Identify all lines below that hold "with" and collect them.

>> Start Given records

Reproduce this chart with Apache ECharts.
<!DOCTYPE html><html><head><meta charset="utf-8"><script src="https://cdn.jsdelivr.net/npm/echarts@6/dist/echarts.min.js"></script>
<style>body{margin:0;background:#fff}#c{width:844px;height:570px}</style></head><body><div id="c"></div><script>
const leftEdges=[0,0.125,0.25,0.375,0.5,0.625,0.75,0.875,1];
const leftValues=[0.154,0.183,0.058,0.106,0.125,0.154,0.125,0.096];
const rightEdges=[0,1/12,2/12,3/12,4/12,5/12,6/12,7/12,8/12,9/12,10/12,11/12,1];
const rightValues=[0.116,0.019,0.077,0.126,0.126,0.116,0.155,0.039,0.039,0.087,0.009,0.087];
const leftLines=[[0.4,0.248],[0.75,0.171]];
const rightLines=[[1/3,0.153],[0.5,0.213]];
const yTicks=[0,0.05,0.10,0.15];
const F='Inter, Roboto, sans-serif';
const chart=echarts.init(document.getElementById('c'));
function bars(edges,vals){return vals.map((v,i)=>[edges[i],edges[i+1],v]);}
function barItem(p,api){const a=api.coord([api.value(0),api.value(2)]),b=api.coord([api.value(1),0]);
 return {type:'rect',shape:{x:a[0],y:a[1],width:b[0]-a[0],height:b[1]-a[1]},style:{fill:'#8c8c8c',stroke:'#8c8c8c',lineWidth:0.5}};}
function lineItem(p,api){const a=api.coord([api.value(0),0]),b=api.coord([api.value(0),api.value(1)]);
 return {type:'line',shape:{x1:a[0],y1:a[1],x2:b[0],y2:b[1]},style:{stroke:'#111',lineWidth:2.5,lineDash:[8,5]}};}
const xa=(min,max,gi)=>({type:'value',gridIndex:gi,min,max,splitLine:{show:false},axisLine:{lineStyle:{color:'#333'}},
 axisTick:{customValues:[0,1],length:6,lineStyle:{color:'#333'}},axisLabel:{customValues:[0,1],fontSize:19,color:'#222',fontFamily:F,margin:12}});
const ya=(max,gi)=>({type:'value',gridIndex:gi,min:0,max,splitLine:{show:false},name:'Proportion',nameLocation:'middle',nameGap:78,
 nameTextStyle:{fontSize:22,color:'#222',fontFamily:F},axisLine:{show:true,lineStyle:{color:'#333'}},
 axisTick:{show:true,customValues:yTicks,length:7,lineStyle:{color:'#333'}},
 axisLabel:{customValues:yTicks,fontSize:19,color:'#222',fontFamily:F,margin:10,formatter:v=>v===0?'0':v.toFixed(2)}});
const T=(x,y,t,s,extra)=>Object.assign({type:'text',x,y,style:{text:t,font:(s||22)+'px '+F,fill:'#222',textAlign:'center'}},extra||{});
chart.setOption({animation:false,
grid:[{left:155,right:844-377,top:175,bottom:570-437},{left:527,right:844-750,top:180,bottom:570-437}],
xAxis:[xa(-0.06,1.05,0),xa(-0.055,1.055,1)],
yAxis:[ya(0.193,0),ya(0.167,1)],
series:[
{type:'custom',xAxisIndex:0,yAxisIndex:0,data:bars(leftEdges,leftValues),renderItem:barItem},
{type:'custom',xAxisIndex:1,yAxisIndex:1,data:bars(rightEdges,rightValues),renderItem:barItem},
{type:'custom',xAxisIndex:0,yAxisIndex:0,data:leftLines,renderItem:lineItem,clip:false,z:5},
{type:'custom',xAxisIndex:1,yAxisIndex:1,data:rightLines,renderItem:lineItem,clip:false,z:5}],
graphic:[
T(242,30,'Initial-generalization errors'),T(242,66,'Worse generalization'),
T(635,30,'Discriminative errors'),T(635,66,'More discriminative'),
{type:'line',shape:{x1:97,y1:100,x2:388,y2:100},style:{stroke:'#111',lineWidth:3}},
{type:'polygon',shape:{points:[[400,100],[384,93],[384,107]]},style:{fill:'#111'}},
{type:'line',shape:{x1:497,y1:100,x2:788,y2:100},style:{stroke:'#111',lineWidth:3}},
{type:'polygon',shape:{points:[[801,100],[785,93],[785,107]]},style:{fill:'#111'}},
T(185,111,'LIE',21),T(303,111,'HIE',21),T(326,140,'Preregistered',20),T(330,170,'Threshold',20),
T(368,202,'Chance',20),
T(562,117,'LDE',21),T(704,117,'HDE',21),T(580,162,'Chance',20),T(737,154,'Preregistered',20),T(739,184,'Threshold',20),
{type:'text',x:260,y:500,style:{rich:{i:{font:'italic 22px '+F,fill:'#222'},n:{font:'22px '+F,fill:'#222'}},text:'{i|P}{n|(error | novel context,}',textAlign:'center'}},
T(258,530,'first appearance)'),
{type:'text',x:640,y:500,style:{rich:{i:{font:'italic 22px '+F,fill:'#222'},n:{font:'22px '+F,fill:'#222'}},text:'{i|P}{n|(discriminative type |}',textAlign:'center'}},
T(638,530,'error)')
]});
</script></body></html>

>> End Given records
>> Start Given records

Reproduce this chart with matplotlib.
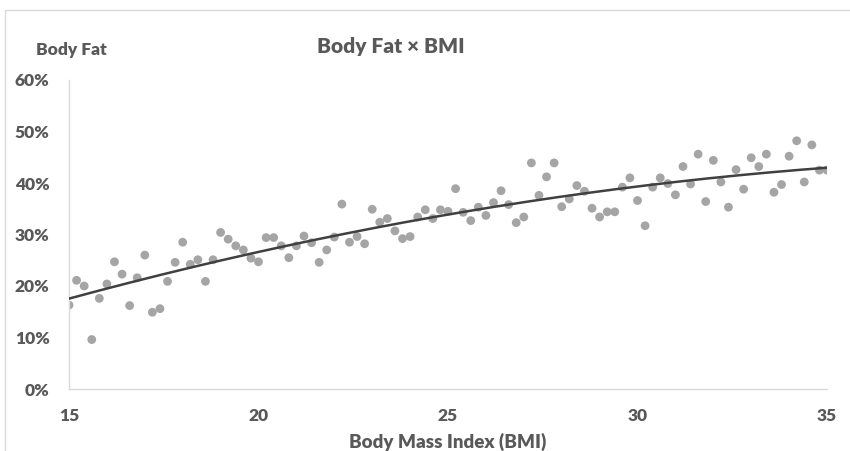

>> End Given records

> **Exercise output**:
Reproduce this chart with Apache ECharts.
Reproduce this chart with matplotlib.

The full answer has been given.